A copy-constructible and copy-assignable oneDAL object which stores the number of references to the unique implementation. Both copy operations defined for this object are lightweight, which means that each time a new object is created, only the number of references is increased. An implementation is automatically freed when the number of references becomes equal to zero.

Setter

A method that accepts the only parameter and assigns its value to the private member variable.

Example:

void set_row_count(std::int64_t row_count);
Table

A oneDAL concept for a dataset that contains only numerical data, categorical or continuous. Serves as a transfer of data between user’s application and computations inside oneDAL. Hides details of data format and generalizes access to the data.

Workload

A problem of applying a oneDAL algorithm to a dataset.

Common oneAPI terms

API

Application Programming Interface

DPC++

Data Parallel C++ (DPC++) is a high-level language designed for data parallel programming productivity. DPC++ is based on SYCL* from the Khronos* Group to support data parallelism and heterogeneous programming.

Host/Device

OpenCL [OpenCLSpec] refers to CPU that controls the connected GPU executing kernels.

JIT

Just in Time Compilation — compilation during execution of a program.

Kernel

Code written in OpenCL [OpenCLSpec] or SYCL and executed on a GPU device.

SPIR-V

Standard Portable Intermediate Representation - V is a language for intermediate representation of compute kernels.

SYCL

SYCL(TM) [SYCLSpec] — high-level programming model for OpenCL(TM) that enables code for heterogeneous processors to be written in a “single-source” style using completely standard C++.
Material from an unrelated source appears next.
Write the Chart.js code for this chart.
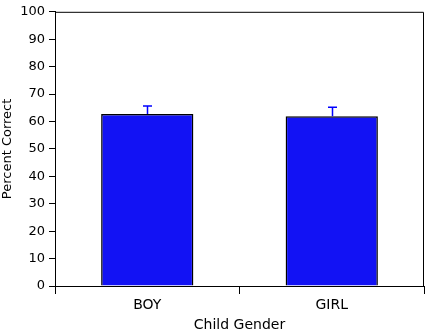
<!DOCTYPE html>
<html>
<head>
<meta charset="utf-8">
<script src="https://cdn.jsdelivr.net/npm/chart.js@4"></script>
<style>
html,body{margin:0;padding:0;background:#fff;}
#wrap{width:426px;height:334px;position:relative;}
</style>
</head>
<body>
<div id="wrap"><canvas id="c" width="426" height="334"></canvas></div>
<script>
const categories = ["BOY", "GIRL"];
const percentCorrect = [62.7, 61.9];
const errorUpper = [2.9, 3.3];
const yTicks = [0, 10, 20, 30, 40, 50, 60, 70, 80, 90, 100];
const yTitle = "Percent Correct";
const xTitle = "Child Gender";

const FONT = "'DejaVu Sans', sans-serif";

const frame = {
  id: 'frame',
  afterDraw(chart) {
    const {ctx, chartArea: a} = chart;
    ctx.save();
    ctx.strokeStyle = '#000';
    ctx.lineWidth = 1;
    ctx.beginPath();
    ctx.moveTo(a.left, a.top + 0.5);
    ctx.lineTo(a.right - 0.5, a.top + 0.5);
    ctx.lineTo(a.right - 0.5, a.bottom);
    ctx.stroke();
    ctx.restore();
  }
};

const errorBars = {
  id: 'errorBars',
  afterDatasetsDraw(chart) {
    const {ctx} = chart;
    const meta = chart.getDatasetMeta(0);
    const ys = chart.scales.y;
    ctx.save();
    ctx.strokeStyle = '#0000ff';
    ctx.lineWidth = 1.5;
    meta.data.forEach((bar, i) => {
      const x = Math.round(bar.x) + 0.5;
      const y0 = ys.getPixelForValue(percentCorrect[i]);
      const y1 = ys.getPixelForValue(percentCorrect[i] + errorUpper[i]);
      ctx.beginPath();
      ctx.moveTo(x, y0);
      ctx.lineTo(x, y1);
      ctx.moveTo(x - 4.5, y1);
      ctx.lineTo(x + 4.5, y1);
      ctx.stroke();
    });
    ctx.restore();
  }
};

new Chart(document.getElementById('c'), {
  type: 'bar',
  data: {
    labels: categories,
    datasets: [{
      data: percentCorrect,
      backgroundColor: '#1212f4',
      borderColor: '#000',
      borderWidth: 1.5,
      borderSkipped: 'bottom',
      barPercentage: 0.5,
      categoryPercentage: 1.0
    }]
  },
  options: {
    responsive: false,
    animation: false,
    devicePixelRatio: 1,
    layout: {padding: {top: 9, right: 2, left: 0, bottom: 0}},
    plugins: {legend: {display: false}, tooltip: {enabled: false}},
    scales: {
      x: {
        offset: true,
        grid: {
          display: true,
          offset: true,
          drawOnChartArea: false,
          drawTicks: true,
          tickLength: 8,
          color: '#000',
          lineWidth: 1
        },
        border: {display: true, color: '#000', width: 1},
        ticks: {color: '#000', font: {family: FONT, size: 14}, padding: 3},
        title: {display: true, text: xTitle, color: '#000', font: {family: FONT, size: 14}, padding: {top: 0, bottom: 0}},
        afterFit(s) { s.height = 48; }
      },
      y: {
        min: 0, max: 100,
        afterBuildTicks(s) { s.ticks = yTicks.map(v => ({value: v})); },
        grid: {
          display: true,
          drawOnChartArea: false,
          drawTicks: true,
          tickLength: 6,
          color: '#000',
          lineWidth: 1
        },
        border: {display: true, color: '#000', width: 1},
        ticks: {color: '#000', font: {family: FONT, size: 13}, padding: 4},
        title: {display: true, text: yTitle, color: '#000', font: {family: FONT, size: 13}, padding: {top: 0, bottom: 4}},
        afterFit(s) { s.width = 55; }
      }
    }
  },
  plugins: [frame, errorBars]
});
</script>
</body>
</html>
Distributed computational mode terms

Communicator

A oneDAL concept for an object that is used to perform inter-process collective operations

Communicator backend

A particular library providing collective operations.

Examples: oneCCL, oneMPI

SPMD

Single Program, Multiple Data (SPMD) is a technique employed to achieve parallelism. In SPMD model, multiple autonomous processors simultaneously execute the same program at independent points.